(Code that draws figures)
++++++++++
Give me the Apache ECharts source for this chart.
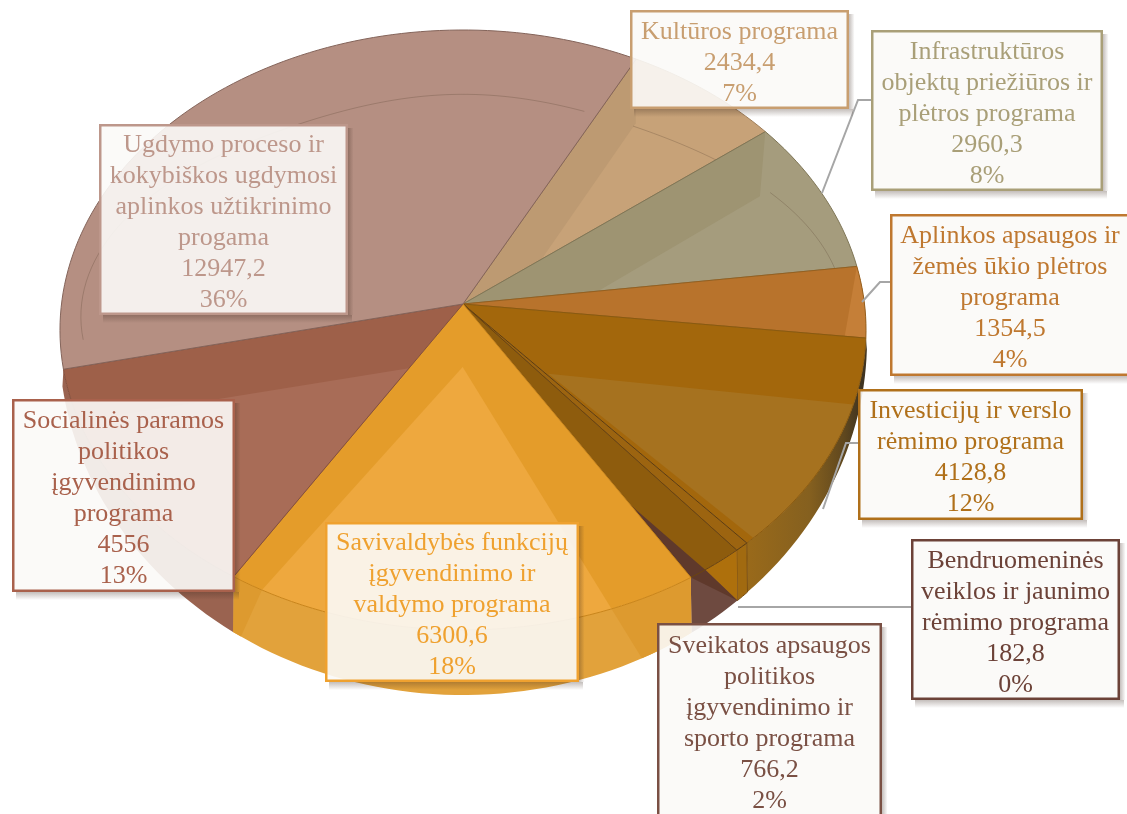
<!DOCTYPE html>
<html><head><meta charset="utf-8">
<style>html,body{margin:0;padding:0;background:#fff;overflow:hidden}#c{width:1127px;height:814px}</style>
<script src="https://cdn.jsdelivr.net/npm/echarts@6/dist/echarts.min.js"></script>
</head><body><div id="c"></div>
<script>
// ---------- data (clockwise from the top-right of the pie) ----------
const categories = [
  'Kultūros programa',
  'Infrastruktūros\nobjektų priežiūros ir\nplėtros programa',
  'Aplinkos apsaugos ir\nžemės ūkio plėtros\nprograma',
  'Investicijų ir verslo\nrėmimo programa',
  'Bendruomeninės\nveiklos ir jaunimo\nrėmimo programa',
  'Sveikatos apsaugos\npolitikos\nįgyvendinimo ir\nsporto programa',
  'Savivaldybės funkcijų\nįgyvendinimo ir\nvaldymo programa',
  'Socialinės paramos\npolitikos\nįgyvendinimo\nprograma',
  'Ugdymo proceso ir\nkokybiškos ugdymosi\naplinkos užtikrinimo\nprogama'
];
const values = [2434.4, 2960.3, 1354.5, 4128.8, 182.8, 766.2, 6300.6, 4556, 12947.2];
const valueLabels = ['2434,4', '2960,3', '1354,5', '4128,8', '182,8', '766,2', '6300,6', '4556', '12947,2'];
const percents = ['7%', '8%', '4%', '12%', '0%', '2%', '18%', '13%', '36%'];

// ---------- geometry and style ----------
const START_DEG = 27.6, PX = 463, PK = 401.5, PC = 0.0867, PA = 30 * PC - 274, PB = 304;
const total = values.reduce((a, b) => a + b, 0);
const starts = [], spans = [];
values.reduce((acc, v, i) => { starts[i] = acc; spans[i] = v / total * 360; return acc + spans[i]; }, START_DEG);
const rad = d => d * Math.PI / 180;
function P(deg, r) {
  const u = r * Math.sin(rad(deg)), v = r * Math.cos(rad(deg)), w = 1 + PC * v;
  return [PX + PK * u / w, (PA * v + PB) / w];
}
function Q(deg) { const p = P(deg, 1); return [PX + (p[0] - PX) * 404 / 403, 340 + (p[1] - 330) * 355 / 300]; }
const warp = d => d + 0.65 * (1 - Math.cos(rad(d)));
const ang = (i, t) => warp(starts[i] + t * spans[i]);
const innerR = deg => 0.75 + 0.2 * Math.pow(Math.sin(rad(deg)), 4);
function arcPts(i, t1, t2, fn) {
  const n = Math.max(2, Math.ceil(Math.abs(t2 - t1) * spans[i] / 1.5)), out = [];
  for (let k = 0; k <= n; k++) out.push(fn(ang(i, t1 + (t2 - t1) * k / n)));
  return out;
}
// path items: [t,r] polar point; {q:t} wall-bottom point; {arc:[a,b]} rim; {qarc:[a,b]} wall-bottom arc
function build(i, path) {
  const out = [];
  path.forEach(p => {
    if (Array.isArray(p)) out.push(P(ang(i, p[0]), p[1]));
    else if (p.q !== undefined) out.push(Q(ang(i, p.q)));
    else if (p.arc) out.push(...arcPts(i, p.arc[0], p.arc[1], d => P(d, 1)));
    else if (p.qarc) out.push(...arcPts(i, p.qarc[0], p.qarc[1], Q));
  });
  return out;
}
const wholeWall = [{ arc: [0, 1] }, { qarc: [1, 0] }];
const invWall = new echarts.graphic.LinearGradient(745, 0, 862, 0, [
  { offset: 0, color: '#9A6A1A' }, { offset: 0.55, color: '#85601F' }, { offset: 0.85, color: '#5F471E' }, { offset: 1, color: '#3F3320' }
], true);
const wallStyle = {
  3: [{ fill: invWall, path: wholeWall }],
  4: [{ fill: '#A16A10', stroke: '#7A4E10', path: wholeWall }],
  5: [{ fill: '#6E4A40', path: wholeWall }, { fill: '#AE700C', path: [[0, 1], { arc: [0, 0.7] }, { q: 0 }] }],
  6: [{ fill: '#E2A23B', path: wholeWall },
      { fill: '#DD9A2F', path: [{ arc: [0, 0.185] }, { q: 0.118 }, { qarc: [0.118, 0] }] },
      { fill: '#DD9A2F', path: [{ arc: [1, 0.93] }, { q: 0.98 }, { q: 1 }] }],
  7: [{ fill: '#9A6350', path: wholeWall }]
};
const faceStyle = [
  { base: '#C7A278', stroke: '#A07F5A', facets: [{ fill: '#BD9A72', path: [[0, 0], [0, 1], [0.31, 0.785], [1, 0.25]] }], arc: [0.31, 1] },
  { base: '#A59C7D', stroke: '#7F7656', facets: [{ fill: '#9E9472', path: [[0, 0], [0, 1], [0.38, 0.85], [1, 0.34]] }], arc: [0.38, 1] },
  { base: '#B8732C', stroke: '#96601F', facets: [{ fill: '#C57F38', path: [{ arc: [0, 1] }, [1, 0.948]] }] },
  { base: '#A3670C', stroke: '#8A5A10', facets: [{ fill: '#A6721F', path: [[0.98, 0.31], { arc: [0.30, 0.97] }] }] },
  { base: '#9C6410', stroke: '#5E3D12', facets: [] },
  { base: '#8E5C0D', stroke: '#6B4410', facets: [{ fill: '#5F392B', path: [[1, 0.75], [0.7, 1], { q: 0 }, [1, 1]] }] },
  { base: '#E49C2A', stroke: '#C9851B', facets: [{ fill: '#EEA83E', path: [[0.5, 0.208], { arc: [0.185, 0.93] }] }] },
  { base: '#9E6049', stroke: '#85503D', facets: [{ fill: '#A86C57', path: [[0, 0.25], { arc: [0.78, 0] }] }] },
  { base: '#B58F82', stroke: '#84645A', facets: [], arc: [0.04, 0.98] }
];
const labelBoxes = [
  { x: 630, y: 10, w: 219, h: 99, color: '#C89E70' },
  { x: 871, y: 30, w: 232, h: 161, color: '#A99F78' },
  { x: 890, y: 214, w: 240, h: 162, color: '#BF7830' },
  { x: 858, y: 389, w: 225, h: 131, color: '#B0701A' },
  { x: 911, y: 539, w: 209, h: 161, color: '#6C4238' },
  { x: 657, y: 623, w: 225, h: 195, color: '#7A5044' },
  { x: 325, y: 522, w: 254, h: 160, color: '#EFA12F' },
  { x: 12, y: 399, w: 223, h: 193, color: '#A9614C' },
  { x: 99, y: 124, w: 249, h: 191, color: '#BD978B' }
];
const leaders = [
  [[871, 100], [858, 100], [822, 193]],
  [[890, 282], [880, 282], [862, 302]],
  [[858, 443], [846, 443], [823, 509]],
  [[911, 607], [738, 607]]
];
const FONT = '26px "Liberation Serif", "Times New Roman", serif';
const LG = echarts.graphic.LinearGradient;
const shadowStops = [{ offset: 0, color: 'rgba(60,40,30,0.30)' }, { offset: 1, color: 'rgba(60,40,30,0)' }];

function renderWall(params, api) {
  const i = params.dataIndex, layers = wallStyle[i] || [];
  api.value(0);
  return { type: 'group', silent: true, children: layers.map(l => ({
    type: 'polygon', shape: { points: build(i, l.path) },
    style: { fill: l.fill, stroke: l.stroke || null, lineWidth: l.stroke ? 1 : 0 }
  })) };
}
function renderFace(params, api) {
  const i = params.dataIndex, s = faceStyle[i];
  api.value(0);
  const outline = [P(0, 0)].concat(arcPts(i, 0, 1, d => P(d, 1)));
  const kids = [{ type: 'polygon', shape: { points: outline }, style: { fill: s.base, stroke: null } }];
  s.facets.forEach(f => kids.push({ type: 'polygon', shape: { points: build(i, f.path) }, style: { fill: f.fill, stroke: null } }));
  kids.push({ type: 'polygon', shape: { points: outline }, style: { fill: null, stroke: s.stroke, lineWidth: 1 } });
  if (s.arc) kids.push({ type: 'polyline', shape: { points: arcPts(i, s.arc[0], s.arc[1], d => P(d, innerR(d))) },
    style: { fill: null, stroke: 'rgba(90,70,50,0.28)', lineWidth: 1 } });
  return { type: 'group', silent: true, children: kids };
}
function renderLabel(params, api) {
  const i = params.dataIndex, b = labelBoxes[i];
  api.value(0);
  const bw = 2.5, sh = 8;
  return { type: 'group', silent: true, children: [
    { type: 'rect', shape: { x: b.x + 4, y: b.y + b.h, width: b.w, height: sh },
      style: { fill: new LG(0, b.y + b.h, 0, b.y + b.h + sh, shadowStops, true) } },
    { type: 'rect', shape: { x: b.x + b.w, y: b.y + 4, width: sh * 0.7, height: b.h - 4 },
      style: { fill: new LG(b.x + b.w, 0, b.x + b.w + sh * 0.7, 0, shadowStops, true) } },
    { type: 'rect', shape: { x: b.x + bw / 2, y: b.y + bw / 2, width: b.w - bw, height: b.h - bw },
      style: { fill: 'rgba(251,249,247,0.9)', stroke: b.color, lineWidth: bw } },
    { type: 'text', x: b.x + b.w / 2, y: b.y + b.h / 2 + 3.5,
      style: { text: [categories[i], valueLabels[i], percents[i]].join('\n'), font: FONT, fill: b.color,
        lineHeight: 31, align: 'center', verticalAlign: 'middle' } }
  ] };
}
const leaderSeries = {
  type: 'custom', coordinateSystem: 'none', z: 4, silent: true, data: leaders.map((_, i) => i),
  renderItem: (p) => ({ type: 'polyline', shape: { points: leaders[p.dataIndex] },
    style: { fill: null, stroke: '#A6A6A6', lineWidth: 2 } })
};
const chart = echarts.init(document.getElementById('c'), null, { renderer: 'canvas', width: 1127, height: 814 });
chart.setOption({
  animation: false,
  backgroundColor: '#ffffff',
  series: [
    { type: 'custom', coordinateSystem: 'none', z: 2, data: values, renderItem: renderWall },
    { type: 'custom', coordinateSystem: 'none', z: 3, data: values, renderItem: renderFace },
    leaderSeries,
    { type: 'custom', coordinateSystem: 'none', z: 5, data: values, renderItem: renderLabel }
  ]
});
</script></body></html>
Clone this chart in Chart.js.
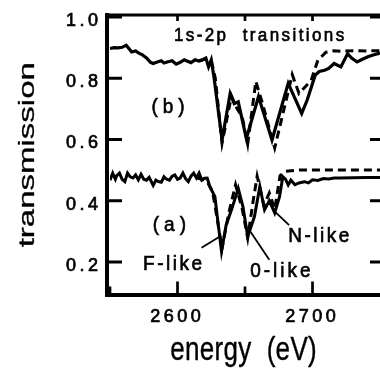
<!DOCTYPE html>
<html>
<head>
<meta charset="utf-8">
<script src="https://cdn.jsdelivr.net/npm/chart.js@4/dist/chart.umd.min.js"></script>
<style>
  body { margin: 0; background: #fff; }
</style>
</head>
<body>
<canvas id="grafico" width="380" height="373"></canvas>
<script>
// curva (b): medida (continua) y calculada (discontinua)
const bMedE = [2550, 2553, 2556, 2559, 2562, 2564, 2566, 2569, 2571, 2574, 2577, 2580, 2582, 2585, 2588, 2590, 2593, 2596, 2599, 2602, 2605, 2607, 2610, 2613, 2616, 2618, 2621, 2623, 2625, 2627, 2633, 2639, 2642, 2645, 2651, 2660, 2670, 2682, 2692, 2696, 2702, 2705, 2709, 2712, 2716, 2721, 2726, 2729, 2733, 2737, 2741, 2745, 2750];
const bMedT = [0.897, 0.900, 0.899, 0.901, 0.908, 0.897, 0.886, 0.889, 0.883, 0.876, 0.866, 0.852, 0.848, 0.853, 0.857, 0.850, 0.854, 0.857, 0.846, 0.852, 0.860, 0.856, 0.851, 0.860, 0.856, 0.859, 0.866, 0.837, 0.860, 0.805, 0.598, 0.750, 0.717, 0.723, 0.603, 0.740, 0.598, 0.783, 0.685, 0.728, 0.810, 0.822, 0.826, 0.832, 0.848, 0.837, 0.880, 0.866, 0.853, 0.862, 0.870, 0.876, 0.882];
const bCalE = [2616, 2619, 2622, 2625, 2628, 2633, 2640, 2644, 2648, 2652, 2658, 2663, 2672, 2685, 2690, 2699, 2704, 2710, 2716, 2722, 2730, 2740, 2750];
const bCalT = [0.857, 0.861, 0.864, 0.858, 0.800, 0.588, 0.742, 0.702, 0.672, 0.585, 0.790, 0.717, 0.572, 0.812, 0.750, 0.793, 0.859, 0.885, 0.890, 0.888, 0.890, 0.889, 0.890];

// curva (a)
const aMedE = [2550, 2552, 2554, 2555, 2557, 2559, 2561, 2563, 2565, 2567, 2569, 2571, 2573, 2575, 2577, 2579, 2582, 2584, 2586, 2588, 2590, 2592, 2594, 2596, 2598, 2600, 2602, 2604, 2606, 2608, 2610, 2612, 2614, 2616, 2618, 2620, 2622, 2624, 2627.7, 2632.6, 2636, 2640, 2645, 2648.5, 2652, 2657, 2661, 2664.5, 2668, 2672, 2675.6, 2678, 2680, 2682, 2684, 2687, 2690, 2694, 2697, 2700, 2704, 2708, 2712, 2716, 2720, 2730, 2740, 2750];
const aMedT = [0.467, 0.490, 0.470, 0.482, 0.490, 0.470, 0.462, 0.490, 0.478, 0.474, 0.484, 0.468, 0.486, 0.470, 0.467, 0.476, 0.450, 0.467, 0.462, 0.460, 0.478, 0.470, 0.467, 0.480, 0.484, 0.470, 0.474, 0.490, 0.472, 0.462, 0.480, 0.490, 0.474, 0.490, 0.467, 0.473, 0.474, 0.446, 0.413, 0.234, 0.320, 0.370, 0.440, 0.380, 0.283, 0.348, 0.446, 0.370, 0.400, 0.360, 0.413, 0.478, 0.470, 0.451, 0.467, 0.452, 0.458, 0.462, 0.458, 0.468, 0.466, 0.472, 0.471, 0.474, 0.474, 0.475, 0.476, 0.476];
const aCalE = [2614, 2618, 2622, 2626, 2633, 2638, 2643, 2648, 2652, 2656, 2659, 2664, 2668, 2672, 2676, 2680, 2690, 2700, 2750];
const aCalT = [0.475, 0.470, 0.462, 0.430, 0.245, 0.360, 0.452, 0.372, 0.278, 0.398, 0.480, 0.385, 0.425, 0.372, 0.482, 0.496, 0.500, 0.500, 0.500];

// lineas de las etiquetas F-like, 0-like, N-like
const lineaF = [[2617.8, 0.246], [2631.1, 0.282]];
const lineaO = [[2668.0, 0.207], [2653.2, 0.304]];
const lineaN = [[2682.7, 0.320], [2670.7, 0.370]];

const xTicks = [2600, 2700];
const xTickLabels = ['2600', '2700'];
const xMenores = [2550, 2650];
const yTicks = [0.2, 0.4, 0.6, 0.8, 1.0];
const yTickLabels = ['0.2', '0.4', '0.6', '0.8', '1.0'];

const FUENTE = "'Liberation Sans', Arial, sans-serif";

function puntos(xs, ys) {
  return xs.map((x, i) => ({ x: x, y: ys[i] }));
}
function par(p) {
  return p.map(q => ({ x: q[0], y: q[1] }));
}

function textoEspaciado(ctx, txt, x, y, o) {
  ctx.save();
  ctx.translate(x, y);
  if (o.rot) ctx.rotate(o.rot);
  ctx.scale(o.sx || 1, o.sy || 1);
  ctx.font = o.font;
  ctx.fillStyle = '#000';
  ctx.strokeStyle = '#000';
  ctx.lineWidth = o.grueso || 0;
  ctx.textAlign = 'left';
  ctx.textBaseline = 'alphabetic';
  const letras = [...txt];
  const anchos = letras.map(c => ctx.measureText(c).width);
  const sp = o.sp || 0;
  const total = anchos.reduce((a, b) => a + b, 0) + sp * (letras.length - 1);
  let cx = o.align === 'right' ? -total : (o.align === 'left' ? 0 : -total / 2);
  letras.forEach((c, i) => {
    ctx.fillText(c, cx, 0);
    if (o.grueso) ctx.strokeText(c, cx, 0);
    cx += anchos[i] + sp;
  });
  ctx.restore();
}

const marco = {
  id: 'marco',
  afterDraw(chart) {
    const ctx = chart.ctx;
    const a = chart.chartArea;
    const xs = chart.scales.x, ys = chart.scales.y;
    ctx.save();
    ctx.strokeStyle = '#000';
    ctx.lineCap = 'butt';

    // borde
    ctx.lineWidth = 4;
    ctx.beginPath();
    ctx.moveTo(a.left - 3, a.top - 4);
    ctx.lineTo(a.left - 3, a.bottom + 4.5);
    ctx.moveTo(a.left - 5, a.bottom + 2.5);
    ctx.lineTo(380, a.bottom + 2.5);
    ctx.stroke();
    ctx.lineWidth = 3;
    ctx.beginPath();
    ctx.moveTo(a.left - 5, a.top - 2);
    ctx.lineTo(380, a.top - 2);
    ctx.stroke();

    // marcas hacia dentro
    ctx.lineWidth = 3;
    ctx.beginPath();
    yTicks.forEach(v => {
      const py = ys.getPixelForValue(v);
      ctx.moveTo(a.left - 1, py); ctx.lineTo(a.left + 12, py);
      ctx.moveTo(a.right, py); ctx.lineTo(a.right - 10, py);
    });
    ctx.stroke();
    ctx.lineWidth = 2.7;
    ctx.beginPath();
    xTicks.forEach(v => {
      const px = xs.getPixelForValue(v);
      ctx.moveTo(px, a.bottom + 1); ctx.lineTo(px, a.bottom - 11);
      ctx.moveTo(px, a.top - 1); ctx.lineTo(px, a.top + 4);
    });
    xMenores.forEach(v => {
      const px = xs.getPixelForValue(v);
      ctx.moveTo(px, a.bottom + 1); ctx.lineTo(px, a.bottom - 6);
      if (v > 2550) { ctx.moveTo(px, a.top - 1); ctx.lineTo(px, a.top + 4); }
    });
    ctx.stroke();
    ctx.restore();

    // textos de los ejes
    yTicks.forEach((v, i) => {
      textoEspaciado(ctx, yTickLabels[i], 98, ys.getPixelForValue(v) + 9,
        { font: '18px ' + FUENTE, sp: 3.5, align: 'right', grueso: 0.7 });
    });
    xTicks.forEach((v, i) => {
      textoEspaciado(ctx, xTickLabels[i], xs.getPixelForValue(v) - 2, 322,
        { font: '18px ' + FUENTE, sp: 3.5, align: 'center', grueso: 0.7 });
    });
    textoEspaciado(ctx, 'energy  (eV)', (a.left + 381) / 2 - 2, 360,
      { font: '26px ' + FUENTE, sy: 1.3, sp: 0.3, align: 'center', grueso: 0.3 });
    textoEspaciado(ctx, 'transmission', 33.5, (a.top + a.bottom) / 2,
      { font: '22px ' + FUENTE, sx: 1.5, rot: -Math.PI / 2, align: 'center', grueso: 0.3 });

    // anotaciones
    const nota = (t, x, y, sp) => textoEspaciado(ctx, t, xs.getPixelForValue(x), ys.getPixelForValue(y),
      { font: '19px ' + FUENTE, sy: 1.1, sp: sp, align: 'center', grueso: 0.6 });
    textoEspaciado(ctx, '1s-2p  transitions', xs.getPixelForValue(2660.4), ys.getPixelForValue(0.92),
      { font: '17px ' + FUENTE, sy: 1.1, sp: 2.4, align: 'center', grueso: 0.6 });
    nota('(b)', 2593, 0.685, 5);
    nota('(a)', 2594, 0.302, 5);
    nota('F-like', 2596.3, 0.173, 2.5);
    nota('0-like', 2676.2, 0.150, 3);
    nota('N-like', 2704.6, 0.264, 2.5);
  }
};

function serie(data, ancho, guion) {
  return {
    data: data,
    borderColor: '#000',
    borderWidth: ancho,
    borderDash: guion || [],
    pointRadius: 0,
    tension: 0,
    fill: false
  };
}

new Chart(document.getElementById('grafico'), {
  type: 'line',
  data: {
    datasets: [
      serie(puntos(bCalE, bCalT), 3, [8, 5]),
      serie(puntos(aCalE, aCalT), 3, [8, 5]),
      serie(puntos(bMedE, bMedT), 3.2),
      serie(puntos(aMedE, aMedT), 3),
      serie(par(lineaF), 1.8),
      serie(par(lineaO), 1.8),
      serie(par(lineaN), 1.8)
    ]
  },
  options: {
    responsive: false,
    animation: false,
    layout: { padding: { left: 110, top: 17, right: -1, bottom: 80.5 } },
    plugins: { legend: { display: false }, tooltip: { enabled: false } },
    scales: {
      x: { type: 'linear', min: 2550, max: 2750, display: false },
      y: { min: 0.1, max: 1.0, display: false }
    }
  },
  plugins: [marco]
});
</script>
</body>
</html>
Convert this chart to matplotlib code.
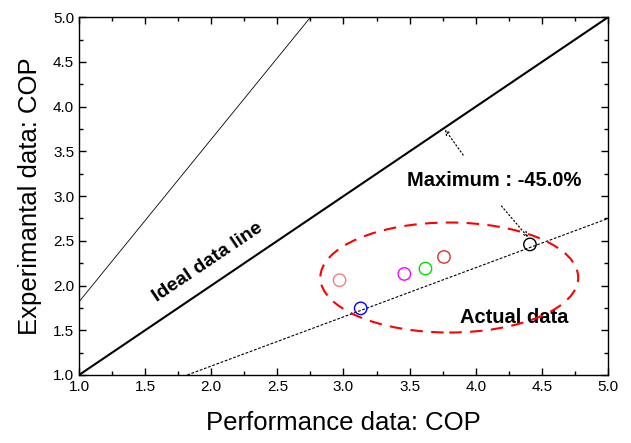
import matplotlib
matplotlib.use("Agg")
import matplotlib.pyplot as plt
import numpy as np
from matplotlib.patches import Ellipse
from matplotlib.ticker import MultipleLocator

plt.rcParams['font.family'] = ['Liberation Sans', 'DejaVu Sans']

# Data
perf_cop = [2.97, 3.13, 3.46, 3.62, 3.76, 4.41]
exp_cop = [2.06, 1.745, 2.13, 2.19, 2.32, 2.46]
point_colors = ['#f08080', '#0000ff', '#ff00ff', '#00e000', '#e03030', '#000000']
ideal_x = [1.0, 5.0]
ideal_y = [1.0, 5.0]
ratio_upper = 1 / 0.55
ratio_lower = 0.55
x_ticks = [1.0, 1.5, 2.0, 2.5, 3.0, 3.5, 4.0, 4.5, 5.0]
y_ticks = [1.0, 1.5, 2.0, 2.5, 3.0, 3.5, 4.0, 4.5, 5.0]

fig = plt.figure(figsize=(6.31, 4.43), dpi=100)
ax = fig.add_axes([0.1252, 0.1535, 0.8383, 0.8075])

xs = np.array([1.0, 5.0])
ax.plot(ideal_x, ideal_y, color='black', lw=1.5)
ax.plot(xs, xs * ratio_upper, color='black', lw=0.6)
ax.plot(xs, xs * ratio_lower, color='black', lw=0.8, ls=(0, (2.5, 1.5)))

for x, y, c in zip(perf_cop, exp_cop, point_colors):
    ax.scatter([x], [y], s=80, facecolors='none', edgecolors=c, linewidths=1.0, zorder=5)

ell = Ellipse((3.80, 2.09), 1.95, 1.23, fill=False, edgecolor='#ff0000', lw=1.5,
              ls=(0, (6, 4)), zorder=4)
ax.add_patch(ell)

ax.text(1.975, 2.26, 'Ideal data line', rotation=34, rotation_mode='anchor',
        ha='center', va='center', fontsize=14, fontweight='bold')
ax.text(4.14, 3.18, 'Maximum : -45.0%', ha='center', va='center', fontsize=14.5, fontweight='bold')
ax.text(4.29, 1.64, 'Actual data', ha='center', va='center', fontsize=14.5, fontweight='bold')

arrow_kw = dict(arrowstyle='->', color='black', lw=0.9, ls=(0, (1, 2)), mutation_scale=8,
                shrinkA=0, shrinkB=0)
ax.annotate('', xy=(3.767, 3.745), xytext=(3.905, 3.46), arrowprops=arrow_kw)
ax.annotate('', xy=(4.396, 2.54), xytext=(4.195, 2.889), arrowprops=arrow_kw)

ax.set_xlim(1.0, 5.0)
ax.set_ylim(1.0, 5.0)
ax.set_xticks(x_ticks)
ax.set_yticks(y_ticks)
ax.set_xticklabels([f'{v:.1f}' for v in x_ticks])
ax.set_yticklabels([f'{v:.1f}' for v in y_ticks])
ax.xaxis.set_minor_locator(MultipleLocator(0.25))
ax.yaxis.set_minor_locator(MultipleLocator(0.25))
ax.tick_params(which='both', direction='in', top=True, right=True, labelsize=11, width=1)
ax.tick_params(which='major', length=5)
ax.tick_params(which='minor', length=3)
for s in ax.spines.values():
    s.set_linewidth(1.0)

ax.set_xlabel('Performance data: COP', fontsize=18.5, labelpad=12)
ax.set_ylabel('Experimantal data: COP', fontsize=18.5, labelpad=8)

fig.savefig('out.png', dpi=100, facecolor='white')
++++++++++
REQUIREMENT — Using the listing, collect all lines in which the string "this" is found.

SOLVED EXERCISE —
Give me the Apache ECharts source for this chart.
Clone this chart in Chart.js.
Convert this chart to matplotlib code.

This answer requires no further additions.